De nouveaux matériaux développés grâce à l’apprentissage automatique et à l’intelligence artificielle pourraient, entre autres, garder votre maison plus fraîche et réduire vos factures d’énergie.
Des chercheurs de l’université du Texas à Austin, de l’université Jiao Tong de Shanghai, de l’université nationale de Singapour et de l’université d’Umea en Suède ont mis au point une nouvelle approche basée sur l’apprentissage automatique pour créer des méta-émetteurs thermiques complexes et tridimensionnels. Grâce à ce système, les chercheurs ont mis au point plus de 1 500 matériaux différents capables d’émettre sélectivement de la chaleur à différents niveaux et de différentes manières, ce qui les rend idéaux pour l’efficacité énergétique grâce à un refroidissement et à un chauffage plus précis.
« Notre cadre d’apprentissage automatique représente une avancée significative dans la conception de méta-émetteurs thermiques », a déclaré Yuebing Zheng, professeur au département Walker d’ingénierie mécanique de la Cockrell School of Engineering et codirecteur de l’étude publiée dans Nature. « En automatisant le processus et en élargissant l’espace de conception, nous pouvons créer des matériaux aux performances supérieures qui étaient auparavant inimaginables ».
Pour tester leur plateforme, les chercheurs ont fabriqué quatre matériaux afin de vérifier les conceptions. Ils ont ensuite appliqué l’un des matériaux à une maquette de maison et l’ont comparé à des peintures commerciales pour ce qui est de l’effet de refroidissement. Après une exposition de quatre heures à la lumière directe du soleil, le toit du bâtiment recouvert de méta-émetteurs s’est révélé plus frais de 5 à 20 degrés Celsius en moyenne que les toits recouverts de peinture blanche et grise, respectivement.

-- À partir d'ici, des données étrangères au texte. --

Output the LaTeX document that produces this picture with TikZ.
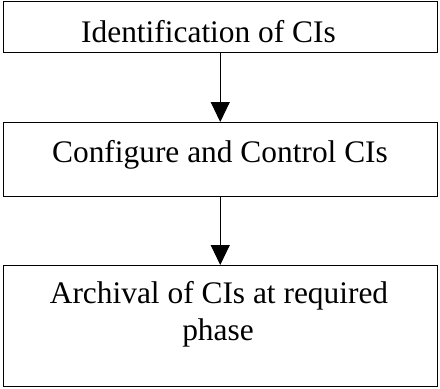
\documentclass[tikz,border=0pt]{standalone}
\usepackage{fontspec}
\setmainfont{Liberation Serif}
\usetikzlibrary{arrows.meta}
\begin{document}
\begin{tikzpicture}[x=1pt,y=-1pt,
  stagebox/.style={draw=black,line width=1pt,rectangle,minimum width=433.5pt,inner sep=0pt,outer sep=0pt},
  stagetext/.style={anchor=base,inner sep=0pt,font=\fontsize{31.4}{37}\selectfont},
  flow/.style={draw=black,line width=1pt,-{Triangle[length=20pt,width=19pt]}}]
  \useasboundingbox (0,0) rectangle (440,389);
  \node[stagebox,minimum height=50.5pt] (b1) at (220.25,26.75) {};
  \node[stagebox,minimum height=74pt] (b2) at (220.25,159) {};
  \node[stagebox,minimum height=121.5pt] (b3) at (220.25,325.75) {};
  \node[stagetext] (t1) at (208.5,42) {Identification of CIs};
  \node[stagetext] (t2) at (220,162) {Configure and Control CIs};
  \node[stagetext] (t3a) at (219,303) {Archival of CIs at required};
  \node[stagetext] (t3b) at (218,340) {phase};
  \draw[flow] (b1.south) -- (b2.north);
  \draw[flow] (b2.south) -- (b3.north);
\end{tikzpicture}
\end{document}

Les chercheurs ont estimé que ce niveau de refroidissement pourrait permettre d’économiser l’équivalent de 15 800 kilowatts par an dans un immeuble d’habitation situé dans un climat chaud comme celui de Rio de Janeiro ou de Bangkok. Une unité de climatisation typique consomme environ 1 500 kilowatts par an.
Cependant, les applications vont au-delà de l’amélioration de l’efficacité énergétique dans les maisons et les bureaux. À l’aide du cadre d’apprentissage automatique, les chercheurs ont mis au point sept catégories de méta-émetteurs, chacune présentant des atouts et des applications différents.
Les méta-émetteurs thermiques pourraient être déployés pour contribuer à réduire la température dans les zones urbaines en réfléchissant la lumière du soleil et en émettant de la chaleur dans des longueurs d’onde spécifiques. Cela permettrait d’atténuer l’effet d’îlot de chaleur urbain, où les grandes villes ont des températures plus élevées que les zones environnantes en raison d’un manque de végétation et de niveaux élevés de béton. Au-delà de notre monde, les méta-émetteurs thermiques pourraient être utiles dans l’espace pour gérer la température du vaisseau spatial en réfléchissant le rayonnement solaire et en émettant de la chaleur de manière efficace.

Au-delà des applications de cette recherche, les méta-émetteurs thermiques pourraient faire partie de nombreux objets que nous utilisons quotidiennement. Leur intégration dans les textiles et les tissus pourrait améliorer la technologie de refroidissement des vêtements et des équipements de plein air. En enveloppant les voitures de ces méta-émetteurs et en les intégrant dans les matériaux intérieurs, on pourrait réduire la chaleur qui s’accumule lorsqu’elles sont exposées au soleil.
Le processus traditionnel laborieux de conception de ces matériaux les a empêchés d’être adoptés par le grand public. D’autres options automatisées peinent à gérer la complexité de la structure hiérarchique tridimensionnelle des méta-émetteurs, ce qui limite les résultats à des géométries simples telles que des empilements de couches minces ou des motifs planaires, dont les performances ne sont pas à la hauteur de certaines mesures.
« Traditionnellement, la conception de ces matériaux a été lente et laborieuse, reposant sur des méthodes d’essai et d’erreur », a ajouté Zheng, « Cette approche conduit souvent à des conceptions sous-optimales et limite la capacité à créer des matériaux dotés des propriétés nécessaires pour être efficaces ».
Les chercheurs continueront à affiner cette technologie et à l’appliquer à d’autres aspects de leur domaine, la nanophotonique – l’interaction de la lumière et de la matière aux échelles les plus minuscules.
« L’apprentissage automatique n’est peut-être pas la solution à tout, mais les exigences spectrales uniques de la gestion thermique le rendent particulièrement adapté à la conception d’émetteurs thermiques à haute performance », a conclu Kan Yao, coauteur de ce travail et chercheur associé dans le groupe de Zheng.